* Exercise prompt *
Print word for word the first line of the listing below and every line after it, through the line with "const currentMax = 1 + 137 * MA_PER_PX;". Leave out the pictures and the rest.

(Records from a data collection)
————————

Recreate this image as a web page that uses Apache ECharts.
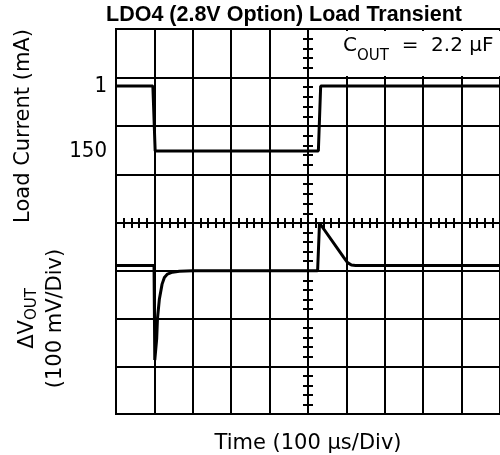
<!DOCTYPE html>
<html>
<head>
<meta charset="utf-8">
<script src="https://cdn.jsdelivr.net/npm/echarts@6/dist/echarts.min.js"></script>
<style>
  html, body { margin: 0; padding: 0; background: #fff; }
  #chart { width: 500px; height: 455px; }
</style>
</head>
<body>
<div id="chart"></div>
<script>
// load current channel (time in us, current in mA)
const loadTime = [-500, -404, -398, 27, 33, 500];
const loadCurrent = [1, 1, 150, 150, 1, 1];
const currentTicks = [1, 150];

// output voltage deviation channel (time in us, mV from screen centre)
const voutTime = [-500, -401, -399, -397, -394, -392, -387, -380, -374, -366, -353, -335, -300, 25, 30, 93, 103, 113, 124, 500];
const voutMv = [-89, -89, -287, -285, -242, -200, -159, -128, -114, -107, -103, -101, -100, -100, 0, -72, -83, -88, -89, -89];

const AXIS_FONT = "'DejaVu Sans', sans-serif";
const LINE = { color: "#000", width: 2 };

// load current axis: 1 mA and 150 mA levels sit 65 px apart on a 194 px tall half
const MA_PER_PX = 149 / 65;
const currentMin = 1 - 57 * MA_PER_PX;
const currentMax = 1 + 137 * MA_PER_PX;

// centre cross-hair axis with minor ticks on one side
function centreX(grid, pos, inside) {
  return {
    type: "value", gridIndex: grid, position: pos, min: -500, max: 500, interval: 100,
    axisLine: { show: true, onZero: false, lineStyle: { color: "#000", width: 2 } },
    axisTick: { show: true, inside: inside, length: 5, lineStyle: LINE },
    minorTick: { show: true, splitNumber: 5, length: 5, lineStyle: LINE },
    axisLabel: { show: false }, splitLine: { show: false },
  };
}
function centreY(grid, xIdx, min, max, inside) {
  return {
    type: "value", gridIndex: grid, min: min, max: max, interval: min === 0 ? 1 : 100,
    axisLine: { show: true, onZero: true, onZeroAxisIndex: xIdx, lineStyle: { color: "#000", width: 2 } },
    axisTick: { show: true, inside: inside, length: 5, lineStyle: LINE },
    minorTick: { show: true, splitNumber: 5, length: 5, lineStyle: LINE },
    axisLabel: { show: false }, splitLine: { show: false },
  };
}
function timeAxis(grid) {
  return {
    type: "value", gridIndex: grid, min: -500, max: 500, interval: 100,
    axisLine: { show: false, onZero: false }, axisTick: { show: false },
    axisLabel: { show: false }, splitLine: { show: true, lineStyle: LINE },
  };
}

const xAxes = [timeAxis(0), timeAxis(1), centreX(1, "top", true), centreX(0, "bottom", true)];
xAxes[1].name = "Time (100 µs/Div)";
xAxes[1].nameLocation = "middle";
xAxes[1].nameGap = 19;
xAxes[1].nameTextStyle = { fontFamily: AXIS_FONT, fontSize: 21, color: "#000" };

const option = {
  animation: false,
  backgroundColor: "#fff",
  title: [
    {
      text: "LDO4 (2.8V Option) Load Transient",
      left: 106, top: 4, padding: 0,
      textStyle: { fontFamily: "'Liberation Sans', Arial, sans-serif", fontWeight: "bold", fontSize: 21.5, color: "#000" },
    },
    {
      text: "{c|C}{sub|OUT}{c|  =  2.2 µF}",
      left: 317, top: 31, padding: [5, 30, 12, 26], backgroundColor: "#fff",
      textStyle: {
        rich: {
          c: { fontFamily: AXIS_FONT, fontSize: 20, fontWeight: "normal", color: "#000", verticalAlign: "top", lineHeight: 28 },
          sub: { fontFamily: AXIS_FONT, fontSize: 15, fontWeight: "normal", color: "#000", verticalAlign: "bottom", lineHeight: 28 },
        },
      },
    },
  ],
  grid: [
    { left: 116, top: 29, width: 388, height: 194, show: true, borderColor: "#000", borderWidth: 2 },
    { left: 116, top: 223, width: 388, height: 193, show: true, borderColor: "#000", borderWidth: 2 },
  ],
  xAxis: xAxes,
  yAxis: [
    {
      type: "value", gridIndex: 0, inverse: true, min: currentMin, max: currentMax,
      axisLine: { show: false, onZero: false }, axisTick: { show: false }, splitLine: { show: false },
      axisLabel: { customValues: currentTicks, margin: 9, fontFamily: "'Liberation Sans Narrow', 'DejaVu Sans Condensed', sans-serif", fontSize: 22, color: "#000" },
      name: "Load Current (mA)", nameLocation: "middle", nameRotate: 90, nameGap: 82,
      nameTextStyle: { fontFamily: AXIS_FONT, fontSize: 21, color: "#000" },
    },
    {
      type: "value", gridIndex: 0, min: 0, max: 4, interval: 1,
      axisLine: { show: false, onZero: false }, axisTick: { show: false }, axisLabel: { show: false },
      splitLine: { show: true, lineStyle: LINE },
    },
    {
      type: "value", gridIndex: 1, min: -400, max: 0, interval: 100,
      axisLine: { show: false, onZero: false }, axisTick: { show: false }, axisLabel: { show: false },
      splitLine: { show: true, lineStyle: LINE },
      name: "ΔV{sub|OUT}\n(100 mV/Div)", nameLocation: "middle", nameRotate: 90, nameGap: 46,
      nameTextStyle: {
        fontFamily: AXIS_FONT, fontSize: 21, color: "#000", lineHeight: 28,
        rich: { sub: { fontFamily: AXIS_FONT, fontSize: 15, color: "#000", padding: [8, 0, 0, 0] } },
      },
    },
    centreY(0, 0, 0, 4, true),
    centreY(0, 0, 0, 4, false),
    centreY(1, 1, -400, 0, true),
    centreY(1, 1, -400, 0, false),
  ],
  series: [
    {
      name: "Load Current", type: "line", xAxisIndex: 0, yAxisIndex: 0,
      data: loadTime.map((t, i) => [t, loadCurrent[i]]),
      symbol: "none", lineStyle: { color: "#000", width: 3 }, z: 5,
    },
    {
      name: "ΔVOUT", type: "line", xAxisIndex: 1, yAxisIndex: 2, clip: false,
      data: voutTime.map((t, i) => [t, voutMv[i]]),
      symbol: "none", lineStyle: { color: "#000", width: 3 }, z: 5,
    },
  ],
};

const chart = echarts.init(document.getElementById("chart"));
chart.setOption(option);
</script>
</body>
</html>
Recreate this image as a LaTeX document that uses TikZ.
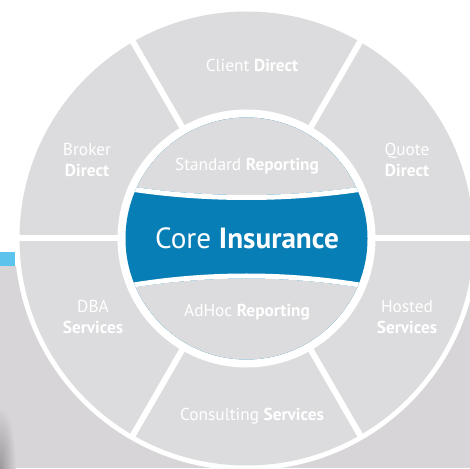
\documentclass[tikz,border=0pt]{standalone}
\usepackage{fontspec}
\setmainfont{PT Sans}
\usetikzlibrary{calc}
\definecolor{seg}{RGB}{220,220,222}
\definecolor{bgray}{RGB}{215,213,216}
\definecolor{core}{RGB}{8,126,182}
\definecolor{bar}{RGB}{92,196,236}
\begin{document}
\begin{tikzpicture}[x=1pt,y=1pt,
  lbl/.style={text=white, font=\fontsize{17.3}{20}\selectfont, inner sep=0pt, anchor=base},
  big/.style={text=white, font=\fontsize{29.2}{32}\selectfont, inner sep=0pt, anchor=base},
  gap/.style={white, line width=6pt}]
\useasboundingbox (0,0) rectangle (470,468);
\clip (0,0) rectangle (470,468);
\fill[white] (0,0) rectangle (470,468);
\fill[bgray] (0,0) rectangle (470,202);
\shade[inner color=black!28!bgray, outer color=bgray] (0,0) ellipse (16 and 62);
\fill[bar] (0,202) rectangle (15,216);
\coordinate (C) at (246.5,229.5);
\fill[white] (C) circle (232);
\fill[seg] (C) circle (227);
\foreach \a in {0,60,...,300} \draw[gap] (C) -- ++(\a:230);
\fill[white] (C) circle (129);
\fill[core] (C) circle (121);
\begin{scope}
  \clip (C) circle (121);
  \fill[seg] ($(C)+(0,824.5)$) circle (781);
  \fill[seg] ($(C)+(0,-740)$) circle (700);
  \draw[white, line width=5pt] ($(C)+(0,824.5)$) circle (783.5);
  \draw[white, line width=5pt] ($(C)+(0,-740)$) circle (702.5);
\end{scope}
\node[lbl] (client) at (252,396.3) {Client \textbf{Direct}};
\node[lbl] (broker1) at (87,312.3) {Broker};
\node[lbl] (broker2) at (87,291.3) {\textbf{Direct}};
\node[lbl] (quote1) at (407,312.3) {Quote};
\node[lbl] (quote2) at (407,291.3) {\textbf{Direct}};
\node[lbl] (std) at (247,297.3) {Standard \textbf{Reporting}};
\node[big] (core) at (247,219) {Core \textbf{Insurance}};
\node[lbl] (adhoc) at (247,151.3) {AdHoc \textbf{Reporting}};
\node[lbl] (dba1) at (93,155.7) {DBA};
\node[lbl] (dba2) at (93,134.7) {\textbf{Services}};
\node[lbl] (hosted1) at (407,155.7) {Hosted};
\node[lbl] (hosted2) at (407,134.7) {\textbf{Services}};
\node[lbl] (consult) at (252,47.3) {Consulting \textbf{Services}};
\end{tikzpicture}
\end{document}
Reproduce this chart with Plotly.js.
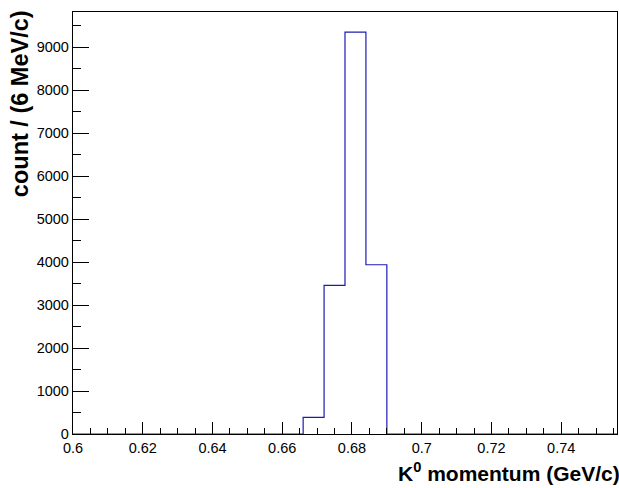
<!DOCTYPE html>
<html>
<head>
<meta charset="utf-8">
<script src="https://cdn.plot.ly/plotly-3.0.1.min.js"></script>
<style>html,body{margin:0;padding:0;background:#fff;}#chart{width:619px;height:488px;}</style>
</head>
<body>
<div id="chart"></div>
<script>
// Histogram: K0 momentum, 6 MeV/c bins from 0.600 to 0.756 GeV/c
var binLow = 0.600;
var binWidth = 0.006;
var counts = [0, 0, 0, 0, 0, 0, 0, 0, 0, 0, 0, 385, 3460, 9355, 3940, 0, 0, 0, 0, 0, 0, 0, 0, 0, 0, 0];
var xTickVals = [0.6, 0.62, 0.64, 0.66, 0.68, 0.7, 0.72, 0.74];
var xTickText = ['0.6', '0.62', '0.64', '0.66', '0.68', '0.7', '0.72', '0.74'];
var yTickVals = [0, 1000, 2000, 3000, 4000, 5000, 6000, 7000, 8000, 9000];
var yTickText = ['0', '1000', '2000', '3000', '4000', '5000', '6000', '7000', '8000', '9000'];
var xTitle = 'K<sup>0</sup> momentum (GeV/c)';
var yTitle = 'count / (6 MeV/c)';

var edges = [];
for (var i = 0; i <= counts.length; i++) edges.push(+(binLow + i * binWidth).toFixed(4));
var stepY = counts.concat([counts[counts.length - 1]]);
var xMax = edges[edges.length - 1];
var yMax = Math.max.apply(null, counts) * 1.05;

var font = 'Liberation Sans, Arial, Helvetica, sans-serif';

var trace = {
  type: 'scatter', mode: 'lines',
  x: edges, y: stepY,
  line: {shape: 'hv', color: '#1c1cb4', width: 1.2},
  hoverinfo: 'x+y', showlegend: false
};

var layout = {
  width: 619, height: 488,
  margin: {l: 73, r: 2, t: 12, b: 54, pad: 0},
  paper_bgcolor: '#ffffff', plot_bgcolor: '#ffffff',
  font: {family: font, color: '#000', size: 14.5},
  showlegend: false,
  xaxis: {
    range: [binLow, xMax], showgrid: false, zeroline: false,
    showline: true, linecolor: '#000', linewidth: 1.2, mirror: true,
    ticks: 'inside', ticklen: 12, tickcolor: '#000', tickwidth: 1,
    tickmode: 'array', tickvals: xTickVals, ticktext: xTickText,
    tickfont: {family: font, size: 14.5, color: '#000'},
    minor: {ticks: 'inside', dtick: 0.005, tick0: 0.6, ticklen: 6, tickcolor: '#000', tickwidth: 1, showgrid: false}
  },
  yaxis: {
    range: [0, yMax], showgrid: false, zeroline: false,
    showline: true, linecolor: '#000', linewidth: 1.2, mirror: true,
    ticks: 'inside', ticklen: 16, tickcolor: '#000', tickwidth: 1,
    tickmode: 'array', tickvals: yTickVals, ticktext: yTickText,
    tickfont: {family: font, size: 14.5, color: '#000'},
    minor: {ticks: 'inside', dtick: 500, tick0: 0, ticklen: 8, tickcolor: '#000', tickwidth: 1, showgrid: false}
  },
  annotations: [
    {text: yTitle, xref: 'paper', yref: 'paper', x: -0.0974, y: 1.008, xanchor: 'center', yanchor: 'top',
     textangle: -90, showarrow: false, font: {family: font, size: 23.5, color: '#000', weight: 'bold'}},
    {text: xTitle, xref: 'paper', yref: 'paper', x: 1.01, y: -0.09, xanchor: 'right', yanchor: 'middle',
     showarrow: false, font: {family: font, size: 21, color: '#000', weight: 'bold'}}
  ]
};

Plotly.newPlot('chart', [trace], layout, {displayModeBar: false, staticPlot: true});
</script>
</body>
</html>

————————

* Right answer *
Recreate this image as a web page that uses Apache ECharts.
<!DOCTYPE html>
<html>
<head>
<meta charset="utf-8">
<script src="https://cdn.jsdelivr.net/npm/echarts@6/dist/echarts.min.js"></script>
<style>
  html, body { margin: 0; padding: 0; background: #fff; }
  #chart { width: 500px; height: 455px; }
</style>
</head>
<body>
<div id="chart"></div>
<script>
// load current channel (time in us, current in mA)
const loadTime = [-500, -404, -398, 27, 33, 500];
const loadCurrent = [1, 1, 150, 150, 1, 1];
const currentTicks = [1, 150];

// output voltage deviation channel (time in us, mV from screen centre)
const voutTime = [-500, -401, -399, -397, -394, -392, -387, -380, -374, -366, -353, -335, -300, 25, 30, 93, 103, 113, 124, 500];
const voutMv = [-89, -89, -287, -285, -242, -200, -159, -128, -114, -107, -103, -101, -100, -100, 0, -72, -83, -88, -89, -89];

const AXIS_FONT = "'DejaVu Sans', sans-serif";
const LINE = { color: "#000", width: 2 };

// load current axis: 1 mA and 150 mA levels sit 65 px apart on a 194 px tall half
const MA_PER_PX = 149 / 65;
const currentMin = 1 - 57 * MA_PER_PX;
const currentMax = 1 + 137 * MA_PER_PX;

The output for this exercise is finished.